══ RECORDS FOR THIS EXERCISE

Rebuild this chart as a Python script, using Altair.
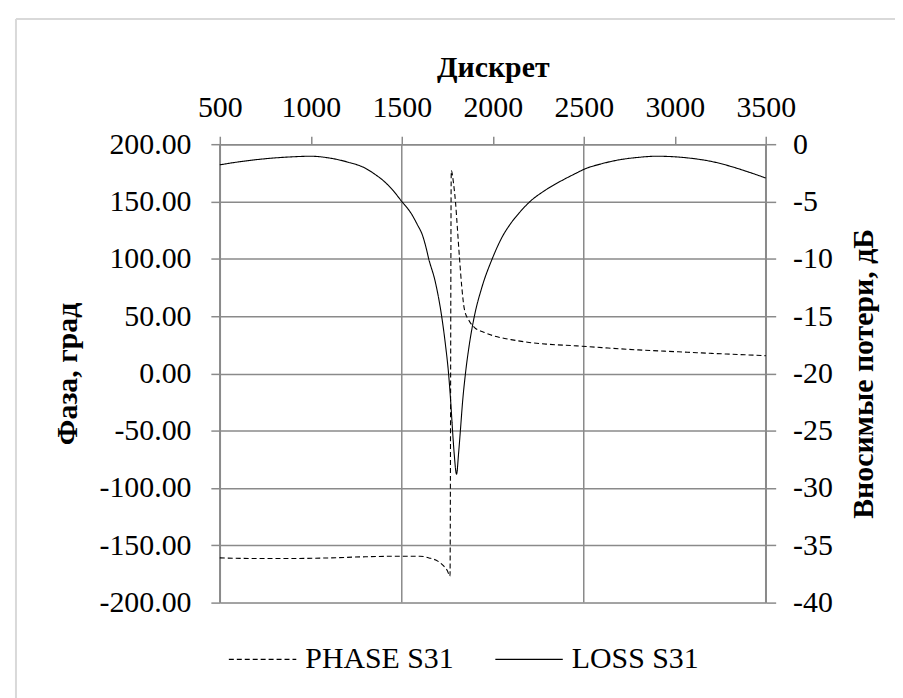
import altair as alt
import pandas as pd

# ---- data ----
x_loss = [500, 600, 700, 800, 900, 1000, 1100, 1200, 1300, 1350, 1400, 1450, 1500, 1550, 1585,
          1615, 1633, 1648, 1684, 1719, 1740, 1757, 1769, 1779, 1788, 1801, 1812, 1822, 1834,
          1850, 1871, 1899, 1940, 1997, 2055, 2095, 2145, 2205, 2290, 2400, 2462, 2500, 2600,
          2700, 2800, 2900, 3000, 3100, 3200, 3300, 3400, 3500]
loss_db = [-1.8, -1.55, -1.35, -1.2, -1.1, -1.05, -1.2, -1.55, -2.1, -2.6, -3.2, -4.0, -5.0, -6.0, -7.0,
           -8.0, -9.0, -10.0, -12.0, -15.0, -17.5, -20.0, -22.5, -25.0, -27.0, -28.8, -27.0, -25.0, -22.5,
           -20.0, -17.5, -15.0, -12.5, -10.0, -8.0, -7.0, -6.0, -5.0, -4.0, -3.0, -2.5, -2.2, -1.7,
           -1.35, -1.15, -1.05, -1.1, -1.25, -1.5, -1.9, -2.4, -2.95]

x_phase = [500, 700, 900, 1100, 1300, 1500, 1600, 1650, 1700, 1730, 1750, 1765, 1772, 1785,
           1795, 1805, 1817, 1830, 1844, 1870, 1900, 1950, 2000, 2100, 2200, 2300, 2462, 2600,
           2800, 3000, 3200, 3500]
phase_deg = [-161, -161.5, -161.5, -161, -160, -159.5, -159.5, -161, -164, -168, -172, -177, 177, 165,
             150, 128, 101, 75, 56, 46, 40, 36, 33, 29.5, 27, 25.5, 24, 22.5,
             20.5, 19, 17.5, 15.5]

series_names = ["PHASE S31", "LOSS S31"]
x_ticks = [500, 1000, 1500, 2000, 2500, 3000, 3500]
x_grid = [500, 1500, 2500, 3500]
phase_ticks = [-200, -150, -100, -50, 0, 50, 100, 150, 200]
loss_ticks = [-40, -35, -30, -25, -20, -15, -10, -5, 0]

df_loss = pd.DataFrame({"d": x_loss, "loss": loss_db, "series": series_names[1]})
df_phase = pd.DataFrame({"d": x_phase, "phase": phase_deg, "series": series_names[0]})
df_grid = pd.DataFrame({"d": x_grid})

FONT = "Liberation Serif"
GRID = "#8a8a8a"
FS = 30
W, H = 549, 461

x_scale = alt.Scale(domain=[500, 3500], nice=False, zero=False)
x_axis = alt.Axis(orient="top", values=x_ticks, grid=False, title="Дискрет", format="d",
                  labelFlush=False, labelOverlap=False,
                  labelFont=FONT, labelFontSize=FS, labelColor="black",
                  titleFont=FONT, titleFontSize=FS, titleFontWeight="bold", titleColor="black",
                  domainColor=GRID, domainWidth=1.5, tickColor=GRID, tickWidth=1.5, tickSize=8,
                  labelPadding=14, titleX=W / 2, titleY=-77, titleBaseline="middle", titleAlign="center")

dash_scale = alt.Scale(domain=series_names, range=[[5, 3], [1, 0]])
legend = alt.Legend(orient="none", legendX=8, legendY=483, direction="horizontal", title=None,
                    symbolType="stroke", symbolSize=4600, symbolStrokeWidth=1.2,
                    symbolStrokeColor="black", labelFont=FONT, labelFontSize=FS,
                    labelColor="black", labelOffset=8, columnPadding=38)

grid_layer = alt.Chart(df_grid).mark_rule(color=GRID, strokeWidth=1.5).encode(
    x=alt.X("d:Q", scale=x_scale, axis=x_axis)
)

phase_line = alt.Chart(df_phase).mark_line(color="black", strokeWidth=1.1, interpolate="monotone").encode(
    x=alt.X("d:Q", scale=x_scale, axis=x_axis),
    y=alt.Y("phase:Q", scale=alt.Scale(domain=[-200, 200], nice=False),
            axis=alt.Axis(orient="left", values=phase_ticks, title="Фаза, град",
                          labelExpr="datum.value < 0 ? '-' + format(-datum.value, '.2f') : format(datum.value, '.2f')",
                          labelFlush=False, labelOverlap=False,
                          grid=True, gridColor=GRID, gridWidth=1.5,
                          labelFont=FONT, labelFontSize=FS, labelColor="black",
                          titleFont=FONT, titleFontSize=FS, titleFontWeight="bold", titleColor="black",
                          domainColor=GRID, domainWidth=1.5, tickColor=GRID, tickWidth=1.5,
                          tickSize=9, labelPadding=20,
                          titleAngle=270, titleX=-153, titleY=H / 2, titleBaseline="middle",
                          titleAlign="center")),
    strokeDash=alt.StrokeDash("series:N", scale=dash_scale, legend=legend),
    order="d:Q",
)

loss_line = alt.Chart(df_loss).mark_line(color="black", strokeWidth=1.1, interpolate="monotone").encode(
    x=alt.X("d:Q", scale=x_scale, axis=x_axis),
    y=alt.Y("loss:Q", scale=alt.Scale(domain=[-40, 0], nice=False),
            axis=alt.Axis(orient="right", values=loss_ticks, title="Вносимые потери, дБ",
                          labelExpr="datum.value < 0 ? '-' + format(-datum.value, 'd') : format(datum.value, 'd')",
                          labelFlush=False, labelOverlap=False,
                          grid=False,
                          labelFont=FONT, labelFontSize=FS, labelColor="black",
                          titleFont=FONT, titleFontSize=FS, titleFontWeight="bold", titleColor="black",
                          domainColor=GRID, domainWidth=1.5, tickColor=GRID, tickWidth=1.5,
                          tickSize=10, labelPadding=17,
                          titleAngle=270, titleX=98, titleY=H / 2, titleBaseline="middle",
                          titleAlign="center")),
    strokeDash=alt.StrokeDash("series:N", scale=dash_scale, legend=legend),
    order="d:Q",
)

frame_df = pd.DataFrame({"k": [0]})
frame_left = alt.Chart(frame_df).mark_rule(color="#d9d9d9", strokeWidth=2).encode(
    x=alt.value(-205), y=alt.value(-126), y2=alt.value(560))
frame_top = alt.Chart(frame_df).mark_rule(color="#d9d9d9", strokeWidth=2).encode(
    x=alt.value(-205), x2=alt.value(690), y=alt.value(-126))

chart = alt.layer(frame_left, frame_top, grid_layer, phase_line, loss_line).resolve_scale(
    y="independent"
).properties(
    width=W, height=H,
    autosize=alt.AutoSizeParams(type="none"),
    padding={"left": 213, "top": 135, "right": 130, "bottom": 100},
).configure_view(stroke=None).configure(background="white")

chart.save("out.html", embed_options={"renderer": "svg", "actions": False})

════
══ RECORDS FOR THIS EXERCISE

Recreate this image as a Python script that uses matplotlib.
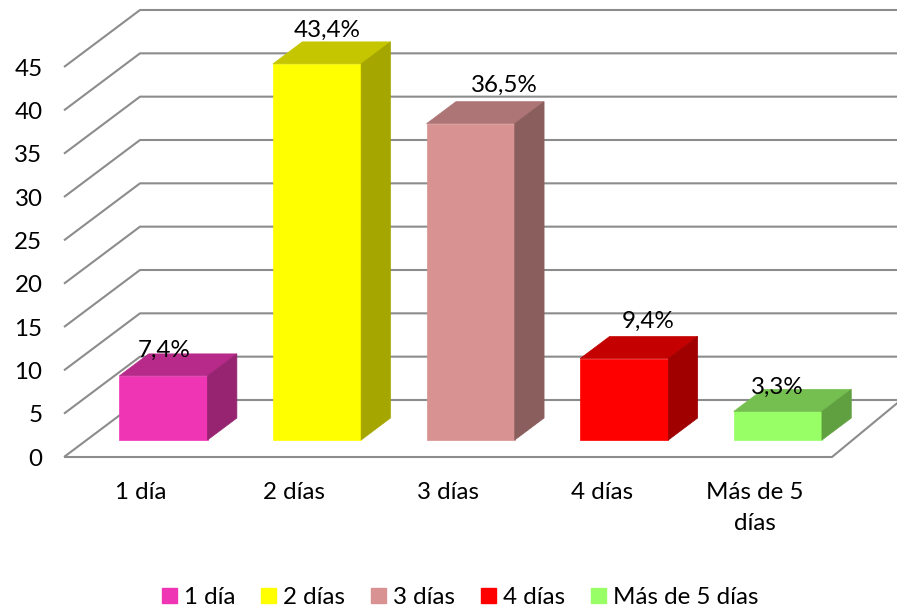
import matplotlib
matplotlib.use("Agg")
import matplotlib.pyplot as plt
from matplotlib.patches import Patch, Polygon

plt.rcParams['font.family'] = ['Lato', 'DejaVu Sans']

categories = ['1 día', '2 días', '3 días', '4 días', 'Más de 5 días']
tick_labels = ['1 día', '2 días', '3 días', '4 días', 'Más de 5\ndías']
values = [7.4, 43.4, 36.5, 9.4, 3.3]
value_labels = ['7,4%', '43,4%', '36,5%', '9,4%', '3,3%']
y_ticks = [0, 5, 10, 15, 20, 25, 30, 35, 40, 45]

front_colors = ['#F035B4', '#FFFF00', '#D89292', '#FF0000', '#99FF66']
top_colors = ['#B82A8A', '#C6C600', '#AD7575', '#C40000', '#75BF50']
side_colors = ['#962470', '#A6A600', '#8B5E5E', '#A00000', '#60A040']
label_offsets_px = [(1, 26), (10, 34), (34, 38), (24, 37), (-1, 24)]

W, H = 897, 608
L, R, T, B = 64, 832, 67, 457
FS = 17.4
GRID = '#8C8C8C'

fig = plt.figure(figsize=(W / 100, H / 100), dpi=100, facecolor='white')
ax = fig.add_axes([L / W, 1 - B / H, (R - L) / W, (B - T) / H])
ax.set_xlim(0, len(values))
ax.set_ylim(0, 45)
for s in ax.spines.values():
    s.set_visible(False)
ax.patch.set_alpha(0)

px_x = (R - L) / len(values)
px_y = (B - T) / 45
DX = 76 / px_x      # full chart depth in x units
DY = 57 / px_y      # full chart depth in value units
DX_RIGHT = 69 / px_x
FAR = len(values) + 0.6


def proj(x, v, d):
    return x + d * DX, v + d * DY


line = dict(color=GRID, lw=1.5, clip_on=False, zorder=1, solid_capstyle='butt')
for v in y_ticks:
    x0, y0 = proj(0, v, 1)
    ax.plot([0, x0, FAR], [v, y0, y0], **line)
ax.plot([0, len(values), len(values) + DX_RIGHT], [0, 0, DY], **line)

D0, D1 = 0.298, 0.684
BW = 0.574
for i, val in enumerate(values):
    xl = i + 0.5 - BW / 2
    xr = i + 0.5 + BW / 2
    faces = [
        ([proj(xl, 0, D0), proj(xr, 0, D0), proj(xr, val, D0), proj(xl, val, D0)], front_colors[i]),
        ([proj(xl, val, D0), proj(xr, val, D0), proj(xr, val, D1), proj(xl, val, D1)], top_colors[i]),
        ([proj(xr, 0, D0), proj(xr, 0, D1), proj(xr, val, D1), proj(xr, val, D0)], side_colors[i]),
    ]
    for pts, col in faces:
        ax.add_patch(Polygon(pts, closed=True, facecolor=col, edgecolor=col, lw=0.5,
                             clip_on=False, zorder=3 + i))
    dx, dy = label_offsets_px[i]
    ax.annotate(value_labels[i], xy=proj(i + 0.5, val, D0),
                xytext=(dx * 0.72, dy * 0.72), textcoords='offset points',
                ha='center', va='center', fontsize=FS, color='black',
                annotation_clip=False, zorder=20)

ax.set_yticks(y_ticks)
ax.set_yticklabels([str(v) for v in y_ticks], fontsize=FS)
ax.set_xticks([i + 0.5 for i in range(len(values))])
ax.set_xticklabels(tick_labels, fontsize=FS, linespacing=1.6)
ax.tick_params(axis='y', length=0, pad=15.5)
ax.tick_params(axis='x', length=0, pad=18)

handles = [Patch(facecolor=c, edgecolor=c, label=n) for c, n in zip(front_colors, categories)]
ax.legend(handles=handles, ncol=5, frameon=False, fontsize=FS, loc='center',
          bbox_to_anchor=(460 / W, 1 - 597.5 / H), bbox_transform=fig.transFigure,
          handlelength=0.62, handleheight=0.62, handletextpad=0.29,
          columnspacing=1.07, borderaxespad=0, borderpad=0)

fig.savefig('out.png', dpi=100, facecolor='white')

════
══ RECORDS FOR THIS EXERCISE

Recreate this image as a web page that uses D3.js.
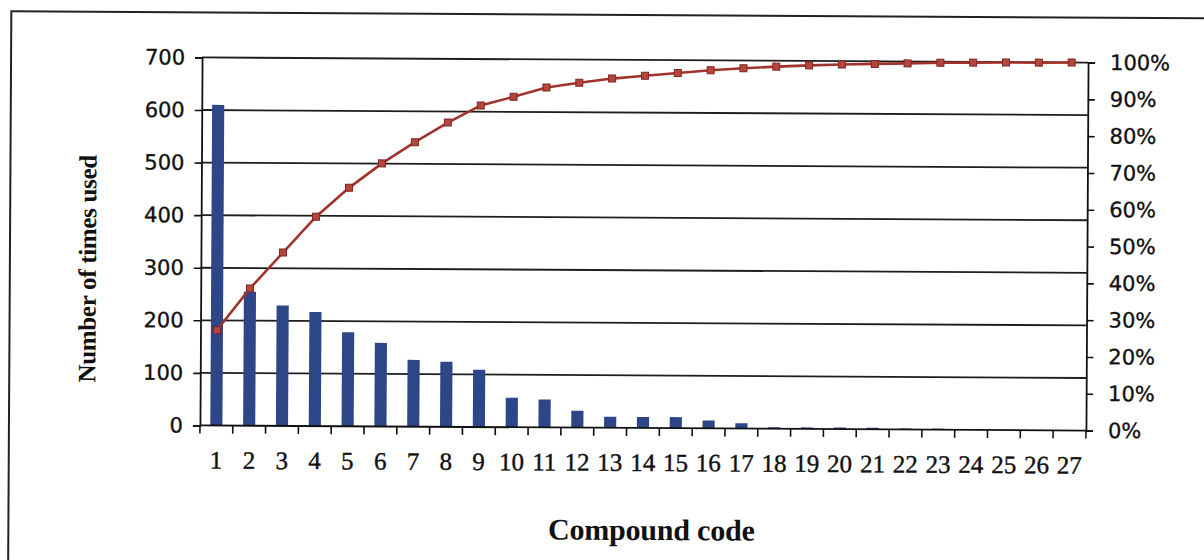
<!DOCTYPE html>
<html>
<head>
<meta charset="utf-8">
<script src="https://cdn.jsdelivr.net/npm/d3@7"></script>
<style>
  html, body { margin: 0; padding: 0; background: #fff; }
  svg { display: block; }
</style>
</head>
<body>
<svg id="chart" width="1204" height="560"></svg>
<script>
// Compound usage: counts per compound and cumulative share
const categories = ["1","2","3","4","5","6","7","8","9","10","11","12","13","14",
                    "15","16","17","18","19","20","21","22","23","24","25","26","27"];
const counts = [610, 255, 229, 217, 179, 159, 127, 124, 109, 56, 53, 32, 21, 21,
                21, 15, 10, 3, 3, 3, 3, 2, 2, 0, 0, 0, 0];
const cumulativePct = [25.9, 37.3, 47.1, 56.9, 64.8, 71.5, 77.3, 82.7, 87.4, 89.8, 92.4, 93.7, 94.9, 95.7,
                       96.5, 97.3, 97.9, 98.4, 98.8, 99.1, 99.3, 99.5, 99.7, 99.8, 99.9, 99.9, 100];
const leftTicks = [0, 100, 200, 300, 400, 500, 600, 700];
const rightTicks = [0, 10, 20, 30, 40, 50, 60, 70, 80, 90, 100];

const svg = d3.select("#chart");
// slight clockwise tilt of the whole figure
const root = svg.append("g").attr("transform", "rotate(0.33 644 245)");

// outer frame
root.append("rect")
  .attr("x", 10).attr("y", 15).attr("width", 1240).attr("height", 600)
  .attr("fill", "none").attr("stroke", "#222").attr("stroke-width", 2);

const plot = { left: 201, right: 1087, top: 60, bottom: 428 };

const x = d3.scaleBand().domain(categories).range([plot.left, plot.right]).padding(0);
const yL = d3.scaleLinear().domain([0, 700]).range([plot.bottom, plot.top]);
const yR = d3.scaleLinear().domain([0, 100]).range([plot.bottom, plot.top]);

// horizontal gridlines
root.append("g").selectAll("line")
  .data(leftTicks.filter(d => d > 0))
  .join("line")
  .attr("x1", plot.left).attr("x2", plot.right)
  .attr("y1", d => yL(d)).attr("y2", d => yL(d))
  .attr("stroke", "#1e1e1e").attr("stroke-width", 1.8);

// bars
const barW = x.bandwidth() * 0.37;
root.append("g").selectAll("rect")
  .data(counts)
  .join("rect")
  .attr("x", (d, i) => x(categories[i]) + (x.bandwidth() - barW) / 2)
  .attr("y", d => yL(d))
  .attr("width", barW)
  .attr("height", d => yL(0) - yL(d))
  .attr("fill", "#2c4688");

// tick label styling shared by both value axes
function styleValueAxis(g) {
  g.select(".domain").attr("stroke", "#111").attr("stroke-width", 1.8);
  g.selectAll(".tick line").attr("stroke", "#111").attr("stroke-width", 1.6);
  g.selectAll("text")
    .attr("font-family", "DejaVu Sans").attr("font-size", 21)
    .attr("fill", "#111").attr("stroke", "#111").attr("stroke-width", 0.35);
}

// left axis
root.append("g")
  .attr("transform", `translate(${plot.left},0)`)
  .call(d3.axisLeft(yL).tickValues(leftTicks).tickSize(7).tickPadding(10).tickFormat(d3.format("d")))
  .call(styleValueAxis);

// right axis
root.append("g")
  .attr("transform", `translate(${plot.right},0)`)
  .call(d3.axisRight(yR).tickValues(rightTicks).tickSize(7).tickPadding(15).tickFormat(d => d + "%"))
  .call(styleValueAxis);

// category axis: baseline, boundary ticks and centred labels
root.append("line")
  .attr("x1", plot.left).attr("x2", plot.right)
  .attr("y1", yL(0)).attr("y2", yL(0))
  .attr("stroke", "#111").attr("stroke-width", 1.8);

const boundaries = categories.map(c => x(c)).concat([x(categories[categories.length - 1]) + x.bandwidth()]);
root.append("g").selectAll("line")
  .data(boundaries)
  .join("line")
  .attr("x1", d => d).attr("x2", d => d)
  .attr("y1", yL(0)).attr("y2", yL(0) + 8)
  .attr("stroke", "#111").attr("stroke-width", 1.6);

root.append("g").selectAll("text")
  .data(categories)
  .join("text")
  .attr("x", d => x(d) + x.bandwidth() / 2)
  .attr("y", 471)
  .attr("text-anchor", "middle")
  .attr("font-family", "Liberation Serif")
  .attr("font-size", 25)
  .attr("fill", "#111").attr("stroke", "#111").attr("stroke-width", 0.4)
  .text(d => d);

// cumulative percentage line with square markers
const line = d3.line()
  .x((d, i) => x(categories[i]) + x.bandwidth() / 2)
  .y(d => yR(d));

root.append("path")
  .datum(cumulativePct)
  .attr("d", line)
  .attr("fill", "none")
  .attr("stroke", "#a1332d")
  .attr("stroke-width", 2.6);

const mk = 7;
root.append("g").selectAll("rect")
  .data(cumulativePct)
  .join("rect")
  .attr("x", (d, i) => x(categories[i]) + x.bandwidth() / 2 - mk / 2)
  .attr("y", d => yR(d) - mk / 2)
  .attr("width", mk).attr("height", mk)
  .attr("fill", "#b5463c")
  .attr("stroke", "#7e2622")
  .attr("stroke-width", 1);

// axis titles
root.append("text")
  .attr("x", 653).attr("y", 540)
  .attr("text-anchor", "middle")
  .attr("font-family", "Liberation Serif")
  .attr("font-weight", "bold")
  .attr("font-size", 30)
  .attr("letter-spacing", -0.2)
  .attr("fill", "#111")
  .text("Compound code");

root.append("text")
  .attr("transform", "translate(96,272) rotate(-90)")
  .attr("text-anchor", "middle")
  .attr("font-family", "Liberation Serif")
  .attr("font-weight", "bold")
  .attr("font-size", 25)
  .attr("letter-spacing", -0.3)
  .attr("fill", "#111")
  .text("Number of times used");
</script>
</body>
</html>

════

▶ **WHAT NEEDS TO BE DONE**: Search the entries for the word "Python" and copy every line that has it.

▶ **ANSWER TO THIS EXERCISE**:
Rebuild this chart as a Python script, using Altair.
Recreate this image as a Python script that uses matplotlib.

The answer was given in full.